Selection bias likely in play. Organizations/individuals who have funding are systematically less likely to take the survey (since they are likely to be busy working on their funded projects – in contrast to organizations/individuals who did not get funding, who might find the survey an outlet for airing their dissatisfaction with funders). Hence, even if it were true that US/UK projects are more likely to be funded, this will not show up in the data, due to funded organizations/individuals self-selecting out of the survey pool.
Applicants presumably decide to apply for funding based on their perceived chances of success. If US/UK organizations/individuals genuinely have a better chance of securing funding, and knew this fact, then even lower quality projects would choose to apply, thus lowering the average quality of US/UK applications in the pool. Hence, we end up comparing higher quality projects from the rest of the world to lower quality projects from the US/UK, and equal success in fundraising is not evidence that projects of identical quality from different parts of the world have genuinely equal access to funding.
Overall, we would not update much away from a prior that US/UK-based projects indeed find it easier to get funding due to proximity to grantmakers and donors in the US and UK. To put things in context, the biggest grantmakers on our list are generally based in SF or London (though this is also a generalization to the extent that the teams are global in nature).
Core vs Non-Core Funders
Overall, the EA meta grantmaking landscape is highly concentrated, with core funders (i.e. OP, EA Funds & SFF) making up 82% of total funding.
Biggest EA Organizations
The funding landscape is also fairly skewed on the recipients’ end, with the top 10 most important EA organizations receiving 31% of total funding.
Expenditure Categories
When EA organizations spend, they tend to spend approximately 58% of their budget on salary, 8% on non-salary staff costs, and 35% on all other costs.
Qualitative Findings
Outline
We interviewed numerous experts, including but not limited to staff employed by (or donors associated with) the following organizations: OP, EA Funds, MCF, GiveWell, ACE, SFF, FP, GWWC, CE, HLI and CEA. We also surveyed the EA community at large. We are grateful to everyone involved for their valuable insights and invaluable help.
Prioritizing Direct vs Meta
Crucial considerations include (a) the cost-effectiveness of the direct work you yourself would otherwise fund, relative to the cost-effectiveness of the direct work the average new EA donor funds; and (b) whether opportunities are getting better or worse.
Prioritizing Between Causes
Whether to prioritize animal welfare relative to GHD depends on welfare ranges and the effectiveness of top animal interventions, particularly advocacy, in light of counterfactual attribution of advocacy success and declining marginal returns. Whether to prioritize longtermism relative to GHD and animal welfare turns on philosophical considerations (e.g. the person-affecting view vs totalism) and epistemic considerations (e.g. theoretical reasoning vs empirical evidence).

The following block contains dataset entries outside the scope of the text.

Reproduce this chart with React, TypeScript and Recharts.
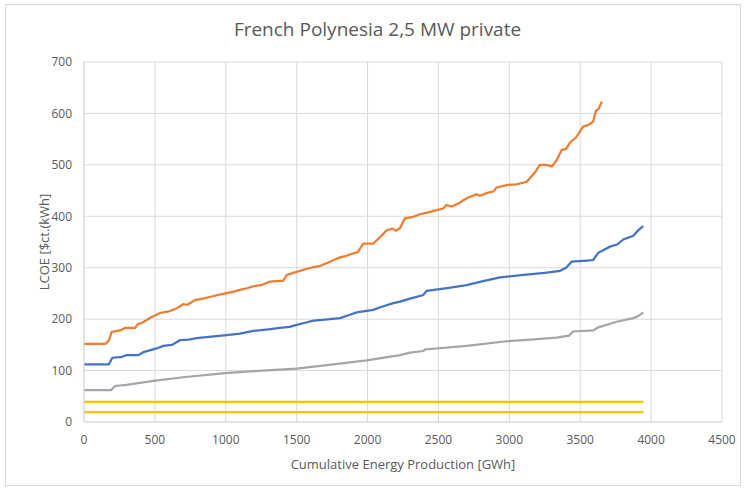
import React from 'react'
import { LineChart, Line, XAxis, YAxis, CartesianGrid, Label } from 'recharts'

// [GWh, $ct/kWh] points
const orangeSeries: [number, number][] = [
  [0, 152], [150, 152], [175, 158], [195, 175], [254, 178], [290, 183], [360, 183], [380, 190], [410, 193],
  [440, 198], [477, 204], [536, 212], [600, 215], [653, 221], [700, 229], [730, 228], [783, 237], [840, 240],
  [900, 244], [994, 250], [1050, 253], [1100, 257], [1150, 260], [1194, 264], [1250, 266], [1312, 273],
  [1406, 275], [1430, 286], [1500, 292], [1560, 297], [1617, 301], [1660, 303], [1723, 310], [1760, 315],
  [1806, 320], [1850, 323], [1900, 328], [1930, 330], [1970, 347], [2040, 347], [2090, 360], [2135, 373],
  [2175, 376], [2200, 372], [2229, 377], [2264, 396], [2300, 398], [2322, 399], [2370, 404], [2420, 407],
  [2487, 412], [2534, 415], [2557, 422], [2593, 419], [2640, 425], [2699, 435], [2769, 443], [2793, 440],
  [2850, 446], [2887, 448], [2910, 456], [2990, 461], [3050, 462], [3122, 467], [3180, 485], [3216, 500],
  [3260, 500], [3300, 497], [3334, 509], [3369, 529], [3400, 531], [3430, 544], [3470, 553], [3520, 574],
  [3560, 578], [3591, 584], [3610, 605], [3630, 609], [3653, 623],
]
const blueSeries: [number, number][] = [
  [0, 112], [175, 112], [200, 125], [260, 126], [300, 130], [383, 130], [420, 136], [512, 143], [560, 148],
  [620, 150], [677, 159], [740, 160], [795, 163], [900, 166], [1006, 169], [1100, 172], [1194, 177],
  [1300, 180], [1382, 183], [1450, 185], [1500, 189], [1560, 193], [1617, 197], [1700, 199], [1806, 202],
  [1860, 207], [1923, 213], [2040, 218], [2100, 224], [2182, 231], [2229, 234], [2300, 240], [2393, 247],
  [2417, 255], [2550, 260], [2699, 266], [2800, 273], [2934, 281], [3099, 286], [3250, 290], [3357, 294],
  [3400, 300], [3440, 312], [3550, 314], [3592, 315], [3627, 329], [3710, 341], [3760, 345], [3804, 355],
  [3874, 362], [3910, 373], [3945, 381],
]
const graySeries: [number, number][] = [
  [0, 62], [190, 62], [220, 70], [300, 72], [489, 80], [700, 87], [994, 95], [1200, 99], [1500, 104],
  [1700, 110], [1994, 120], [2229, 130], [2300, 135], [2393, 138], [2405, 141], [2699, 148], [2981, 157],
  [3150, 160], [3334, 164], [3420, 168], [3451, 176], [3592, 178], [3627, 184], [3700, 190], [3757, 195],
  [3874, 202], [3910, 206], [3945, 213],
]
const yellowHigh: [number, number][] = [[0, 39], [3945, 39]]
const yellowLow: [number, number][] = [[0, 19], [3945, 19]]

const xTicks = [0, 500, 1000, 1500, 2000, 2500, 3000, 3500, 4000, 4500]
const yTicks = [0, 100, 200, 300, 400, 500, 600, 700]

const toData = (pts: [number, number][]) => pts.map(([x, y]) => ({ x, y }))

const series = [
  { key: 'orange', pts: orangeSeries, color: '#ED7D31' },
  { key: 'blue', pts: blueSeries, color: '#4472C4' },
  { key: 'gray', pts: graySeries, color: '#A5A5A5' },
  { key: 'yhigh', pts: yellowHigh, color: '#FFC000' },
  { key: 'ylow', pts: yellowLow, color: '#FFC000' },
]

const font = '"Open Sans", sans-serif'
const tick = { fontSize: 12, fill: '#595959', fontFamily: font }

export default function App() {
  return (
    <div style={{ position: 'absolute', left: 0, top: 0, width: 745, height: 489, background: '#fff' }}>
      <div style={{ position: 'absolute', left: 5, top: 4, width: 734, height: 480, border: '1px solid #d9d9d9' }} />
      <div style={{ position: 'absolute', left: 0, top: 16, width: 755, textAlign: 'center', fontFamily: font, fontSize: 19, color: '#595959' }}>
        French Polynesia 2,5 MW private
      </div>
      <div style={{ position: 'absolute', left: 0, top: 0 }}>
        <LineChart width={745} height={489} margin={{ top: 62, right: 23, left: 0, bottom: 0 }}>
          <CartesianGrid stroke="#d9d9d9" strokeWidth={1} />
          <XAxis type="number" dataKey="x" domain={[0, 4500]} ticks={xTicks} allowDuplicatedCategory={false}
            height={67} tick={tick} tickLine={false} axisLine={{ stroke: '#d9d9d9' }} tickMargin={7}>
            <Label value="Cumulative Energy Production [GWh]" position="insideBottom" offset={20}
              style={{ fontSize: 13, fill: '#595959', fontFamily: font }} />
          </XAxis>
          <YAxis type="number" dataKey="y" domain={[0, 700]} ticks={yTicks} width={84}
            tick={tick} tickLine={false} axisLine={{ stroke: '#d9d9d9' }} tickMargin={6}>
            <Label value="LCOE [$ct.(kWh]" angle={-90} position="insideLeft" offset={44}
              style={{ fontSize: 13, fill: '#595959', fontFamily: font, textAnchor: 'middle' }} />
          </YAxis>
          {series.map(s => (
            <Line key={s.key} data={toData(s.pts)} dataKey="y" type="linear" stroke={s.color}
              strokeWidth={2.25} dot={false} activeDot={false} isAnimationActive={false} />
          ))}
        </LineChart>
      </div>
    </div>
  )
}
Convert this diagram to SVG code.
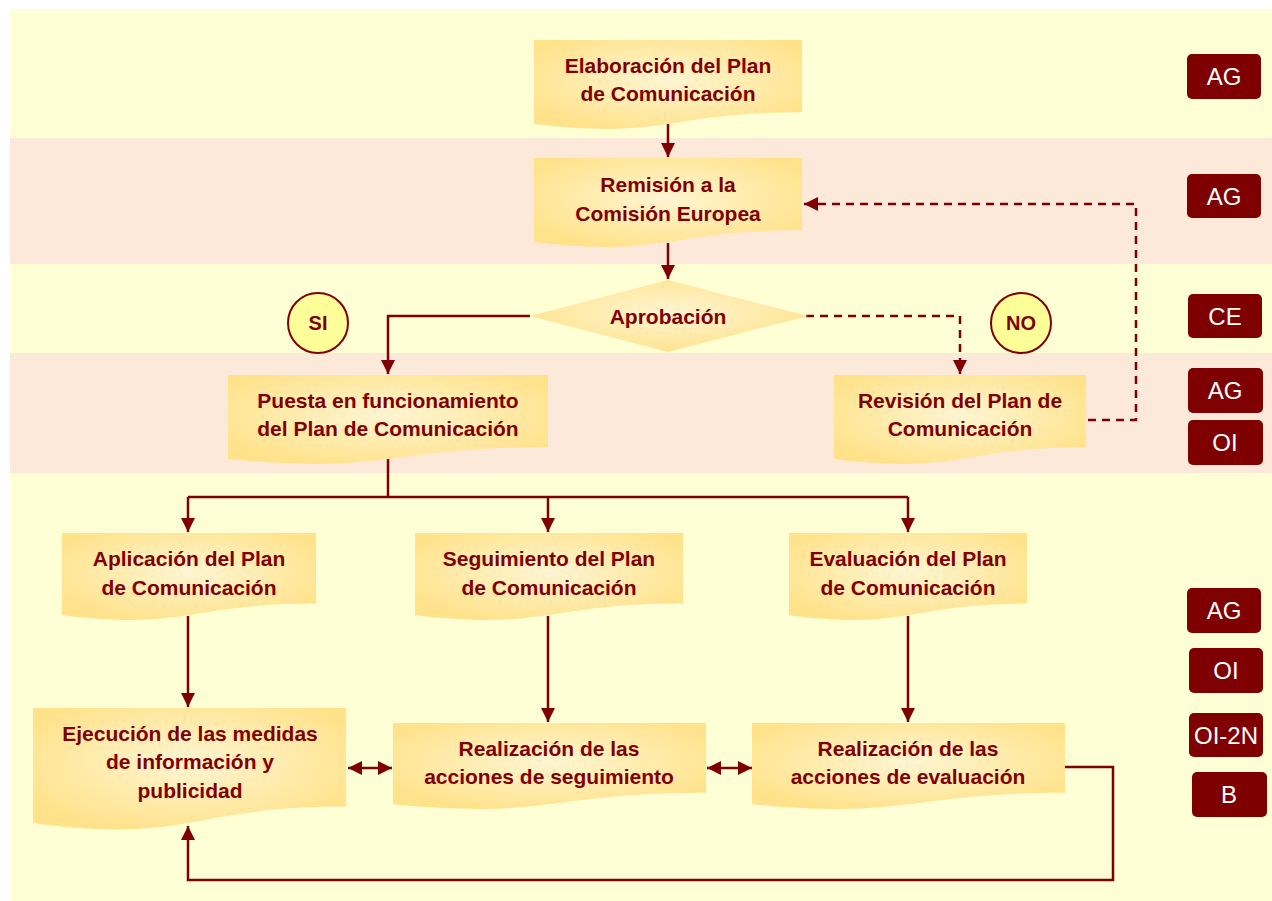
<svg xmlns="http://www.w3.org/2000/svg" width="1272" height="901" viewBox="0 0 1272 901">
<defs>
<radialGradient id="g" cx="50%" cy="45%" r="60%">
<stop offset="0" stop-color="#FFF5D2"/>
<stop offset="1" stop-color="#FFE28A"/>
</radialGradient>
<marker id="arr" markerWidth="14" markerHeight="14" refX="14" refY="7" orient="auto-start-reverse" markerUnits="userSpaceOnUse">
<path d="M0,0 L14,7 L0,14 Z" fill="#7F0000"/>
</marker>
</defs>
<style>
.doc{fill:url(#g)}
.t{font-family:"Liberation Sans",Arial,sans-serif;font-weight:bold;font-size:21px;fill:#7F0000;text-anchor:middle}
.c{fill:none;stroke:#7F0000;stroke-width:2.5}
.d{stroke-dasharray:8 6}
.a{marker-end:url(#arr)}
.lab{fill:#7F0000}
.lt{font-family:"Liberation Sans",Arial,sans-serif;font-size:24px;fill:#FFFFFF;text-anchor:middle}
.circ{fill:#FFFF99;stroke:#7F0000;stroke-width:2}
</style>
<rect x="10" y="9" width="1262" height="892" fill="#FFFFD5"/>
<rect x="10" y="138" width="1262" height="126" fill="#FDE9D9"/>
<rect x="10" y="353" width="1262" height="120" fill="#FDE9D9"/>

<g id="connectors">
<path class="c a" d="M668,124 V157"/>
<path class="c a" d="M668,243 V279"/>
<path class="c a" d="M530,316 H388 V374"/>
<path class="c d a" d="M806,316 H960 V374"/>
<path class="c d a" d="M1088,420 H1136 V204 H804"/>
<path class="c" d="M388,458 V497 M188,497 H908"/>
<path class="c a" d="M188,497 V532"/>
<path class="c a" d="M548,497 V532"/>
<path class="c a" d="M908,497 V532"/>
<path class="c a" d="M188,616 V707"/>
<path class="c a" d="M548,616 V722"/>
<path class="c a" d="M908,616 V722"/>
<path class="c a" style="marker-start:url(#arr)" d="M348,768 H392"/>
<path class="c a" style="marker-start:url(#arr)" d="M707,768 H752"/>
<path class="c a" d="M1065,767 H1113 V880 H188 V826"/>
</g>

<g id="n-elaboracion">
<path class="doc" d="M534,40 H802 V112.2 C668,112.2 668,139.7 534,124.1 Z"/>
<text class="t" x="668" y="73">Elaboración del Plan</text>
<text class="t" x="668" y="101">de Comunicación</text>
</g>
<g id="n-remision">
<path class="doc" d="M534,158 H802 V230.2 C668,230.2 668,257.7 534,242.1 Z"/>
<text class="t" x="668" y="192">Remisión a la</text>
<text class="t" x="668" y="221">Comisión Europea</text>
</g>
<g id="n-aprobacion">
<path class="doc" d="M668,280 L808,316 L668,352 L530,316 Z"/>
<text class="t" x="668" y="324">Aprobación</text>
</g>
<g id="n-si">
<circle class="circ" cx="318" cy="323" r="30"/>
<text class="t" x="318" y="330" style="font-size:20px">SI</text>
</g>
<g id="n-no">
<circle class="circ" cx="1021" cy="323" r="30"/>
<text class="t" x="1021" y="330" style="font-size:20px">NO</text>
</g>
<g id="n-puesta">
<path class="doc" d="M228,375 H548 V447.2 C388,447.2 388,474.7 228,459.1 Z"/>
<text class="t" x="388" y="408">Puesta en funcionamiento</text>
<text class="t" x="388" y="436">del Plan de Comunicación</text>
</g>
<g id="n-revision">
<path class="doc" d="M834,375 H1086 V447.2 C960,447.2 960,474.7 834,459.1 Z"/>
<text class="t" x="960" y="408">Revisión del Plan de</text>
<text class="t" x="960" y="436">Comunicación</text>
</g>
<g id="n-aplicacion">
<path class="doc" d="M62,533 H316 V603.6 C189,603.6 189,630.5 62,615.2 Z"/>
<text class="t" x="189" y="566">Aplicación del Plan</text>
<text class="t" x="189" y="595">de Comunicación</text>
</g>
<g id="n-seguimiento">
<path class="doc" d="M415,533 H683 V603.6 C549,603.6 549,630.5 415,615.2 Z"/>
<text class="t" x="549" y="566">Seguimiento del Plan</text>
<text class="t" x="549" y="595">de Comunicación</text>
</g>
<g id="n-evaluacion">
<path class="doc" d="M789,533 H1027 V603.6 C908,603.6 908,630.5 789,615.2 Z"/>
<text class="t" x="908" y="566">Evaluación del Plan</text>
<text class="t" x="908" y="595">de Comunicación</text>
</g>
<g id="n-ejecucion">
<path class="doc" d="M33,708 H346 V806.6 C189.5,806.6 189.5,844.2 33,822.9 Z"/>
<text class="t" x="190" y="741">Ejecución de las medidas</text>
<text class="t" x="190" y="769">de información y</text>
<text class="t" x="190" y="798">publicidad</text>
</g>
<g id="n-real-seguimiento">
<path class="doc" d="M393,723 H706 V792.8 C549.5,792.8 549.5,819.4 393,804.3 Z"/>
<text class="t" x="549" y="756">Realización de las</text>
<text class="t" x="549" y="784">acciones de seguimiento</text>
</g>
<g id="n-real-evaluacion">
<path class="doc" d="M752,723 H1065 V792.8 C908.5,792.8 908.5,819.4 752,804.3 Z"/>
<text class="t" x="908" y="756">Realización de las</text>
<text class="t" x="908" y="784">acciones de evaluación</text>
</g>

<g id="lab-ag1"><rect class="lab" x="1187" y="54" width="74" height="45" rx="5"/><text class="lt" x="1224" y="85">AG</text></g>
<g id="lab-ag2"><rect class="lab" x="1187" y="174" width="74" height="44" rx="5"/><text class="lt" x="1224" y="205">AG</text></g>
<g id="lab-ce"><rect class="lab" x="1188" y="294" width="74" height="44" rx="5"/><text class="lt" x="1225" y="325">CE</text></g>
<g id="lab-ag3"><rect class="lab" x="1188" y="368" width="75" height="45" rx="5"/><text class="lt" x="1225" y="399">AG</text></g>
<g id="lab-oi1"><rect class="lab" x="1188" y="420" width="75" height="45" rx="5"/><text class="lt" x="1225" y="451">OI</text></g>
<g id="lab-ag4"><rect class="lab" x="1187" y="588" width="74" height="45" rx="5"/><text class="lt" x="1224" y="619">AG</text></g>
<g id="lab-oi2"><rect class="lab" x="1189" y="648" width="74" height="45" rx="5"/><text class="lt" x="1226" y="679">OI</text></g>
<g id="lab-oi2n"><rect class="lab" x="1189" y="713" width="74" height="44" rx="5"/><text class="lt" x="1226" y="744">OI-2N</text></g>
<g id="lab-b"><rect class="lab" x="1192" y="772" width="75" height="45" rx="5"/><text class="lt" x="1229" y="803">B</text></g>
</svg>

Prioritizing Between Interventions
Effective Giving: Giving What We Can does appear to generate more money than they spend. There are legitimate concerns that GWWC’s current estimate of their own cost-effectiveness is overly optimistic, but a previous shallow appraisal by CEARCH identified no significant flaws, and we believe that GWWC’s giving multiplier is directionally correct (i.e. positive).
Effective giving and the talent pipeline are not necessarily mutually exclusive – GWWC is an important source of talent for EA, and it is counterproductive to reduce effective giving outreach efforts.
There is a strong case to be made that EA has a backwards approach where we should be focusing EG outreach efforts on high income individuals in rich countries, particularly the US, and yet it is these same people who end up doing a lot of the research and direct work (e.g. in AI), while the people who do EG in practice have a lot less intrinsic earning potential.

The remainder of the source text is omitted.